The result after migration to Kotlin with coroutines

fun prepareGingerbread(existingIngredients: Set<Ingredient>): Mono<Gingerbread> {
   return mono {
       buyMissingIngredients(requiredIngredients, existingIngredients)?.awaitFirstOrDefault(false)

       val oven = heatOven()
       val heat = heatButterWithHoney()
       val dough = prepareDough()
       val mixedDoughWithButter = mixDoughWithButter(heat?.awaitFirstOrDefault(false), dough.awaitFirstOrDefault(false))

       val tray = prepareCakeTray()
       val baked = bake(oven.awaitFirstOrDefault(false), mixedDoughWithButter, tray.awaitFirstOrDefault(false))
       val icing = prepareIcing().awaitFirstOrDefault(false)

       Gingerbread(baked, icing)
   }
}

Synthetic tests

I prepared two simple projects: kotlin-coroutines-gingerbread and auxiliary kotlin-coroutines-server for performance analysis of using various clients.

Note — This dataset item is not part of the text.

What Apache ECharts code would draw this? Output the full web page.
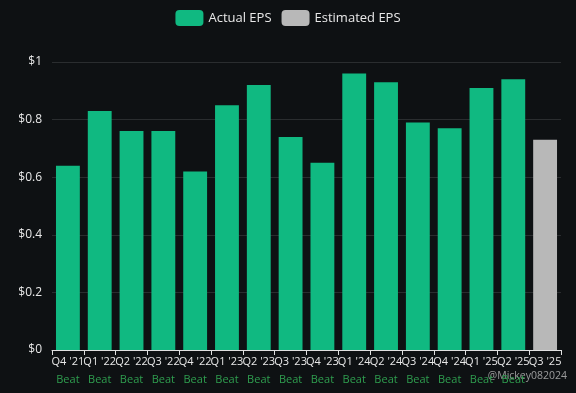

Gingerbread service contains a few endpoints serving the same data but with the use of different technologies:

  • /blockingRestTemplate - standard Spring Rest Template (blocking)
  • /suspendingPureCoroutines - uses Rest Template but wrapped into coroutine (still blocking)
  • /suspendingFuelCoroutines - uses suspending client and coroutines: Fuel (non-blocking)
  • /webfluxPureReactive - uses Spring WebClient underneath in reactive flow
  • /webfluxReactiveCoroutines - the same Spring WebClient but wrapped into mono coroutine builder.

Tests were run on a single machine:

  • in one terminal an auxiliary server is started. It exposes a few endpoints with random delay in order to simulate typical backend micro-service network traffic,
  • in the second - gingerbread application requesting these endpoints (with read timeout set to 80ms).

To verify various techniques, I used vegeta and its attack command for sending huge traffic against the gingerbread server. I am aware that the test was not run under perfect laboratory conditions, but tests show general possibilities of selected client techniques.

Tests results (with 64 server workers)

vegeta tests 64 workers

It is worth to notice that netty worker count was set to 64 in order to provide thread resources for restTemplate blocking flow (alternatively a dedicated thread pool may be used instead). Normally it is set to the number of CPU cores (but at least 2), which is optimized for reactive techniques. Without this custom netty configuration, restTemplate performance is much lower compared to webflux; it is shown in the table below:

vegeta tests default config

Note that blocking flow performs significantly worse even at a lower rate. Of course, more server threads mean more memory and CPU context switching. And in the long run, it is not a scalable solution.

Conclusions from testing
  • It is important what kind of client is selected in implementation. Application with blocking clients - without careful configuration of thread pools - cannot handle traffic as high as non-blocking ones.
  • Using only coroutines may not be enough: for suspendingCoroutines endpoint we can see lower throughput (thread pool misconfiguration). For fuel client we observe a quite high rate - it is since fuel client method is suspendable.
  • The most important - there is no significant difference in performance of webflux reactive and webflux wrapped into coroutines.

Summary

There are a few essential benefits of migrating from typical webflux code to webflux combined with coroutines:

  • the obvious is much more readable and maintainable code. There is no need to carefully use nestings only to show where we are in the sophisticated flow
  • debugging is as easy as standard procedural code
  • requests are quite well isolated. Note that if a blocking API call is placed inside a coroutine, then it should be guarded by its own thread pool coroutine context. Even if such a pool is exhausted due to a heavy load, by the fact that this API call is wrapped into a suspend function, the main thread will never be blocked.

However, coroutines are not always recommended:

  • when a project uses quite simple flow. Remember that coroutines have some overhead as the complicated mechanism behind the scenes is not for free.
  • some claim coroutines in Kotlin are over-engineered, low-level and very hard to understand for the user. There is a learning curve and the developer needs to follow some rules that are not always easy to understand and to remember.

But nevertheless, coroutines are worth deep consideration!